Benjamin Franklin was one of them. After working a long day and well into the night as a commercial printer, Franklin would put on a print sheet his opinions on an event or issue of the day. Other times, he gave the people of Philadelphia facts “the powers that be” were withholding or that Franklin just thought they should know. Then he’d circulate what he wrote around town.

Sometimes Franklin signed his name; most often he used a pseudonym. Remember Poor Richard?

Franklin wasn’t alone in using a pseudonym. Those citizen journalists and Founders – Madison, Jay and Hamilton - used Publicus when they published The Federalist Papers.

Since March 25, 2006 when the Raleigh News & Observer first published what reporters Anne Blythe and Samiha Khanna must have known was a fraud story of a young mother brutally gang-raped by three lacrosse players whose teammates where covering up for them, citizen journalists have been complaining to the N&O and countering the false statements in the N&O story about a night the N&O said ended in “sexual violence.”

Those citizen journalists have been ignored and abused by the N&O, other media and even some blogs.
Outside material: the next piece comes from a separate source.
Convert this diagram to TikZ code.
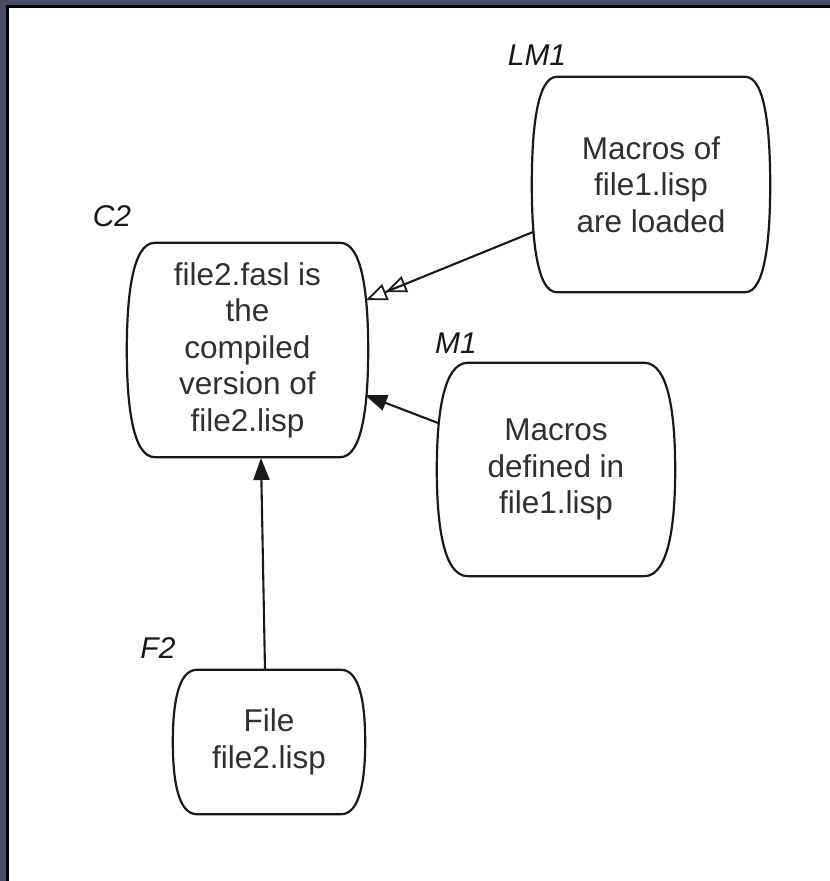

But they've stayed at it. Just as Franklin did, they've helped inform others and lead them to productive thinking.

They gave their supporting voices to those in MSM and blogging who were seeking truth.

They supported the campaign to recall Nifong. They wrote letters to the editor and called reporters.

They spread the word on forums and in chat groups.

And something else this blogger especially appreciates: They fact-checked folks and pointed out errors.

Well, I better stop praising citizen journalists lest they all get swell heads and say to themselves: “Hey, JinC ain’t so bright. Why can’t we be a bloggers?”

I don’t want things to get to go to that extreme.

On the other hand, I don’t want the week to end at JinC without expressing my admiration and appreciation for all that citizen journalists have done to help unravel the Hoax and stop the frame-up.

Such citizen journalists acted in the best Ben Franklin tradition.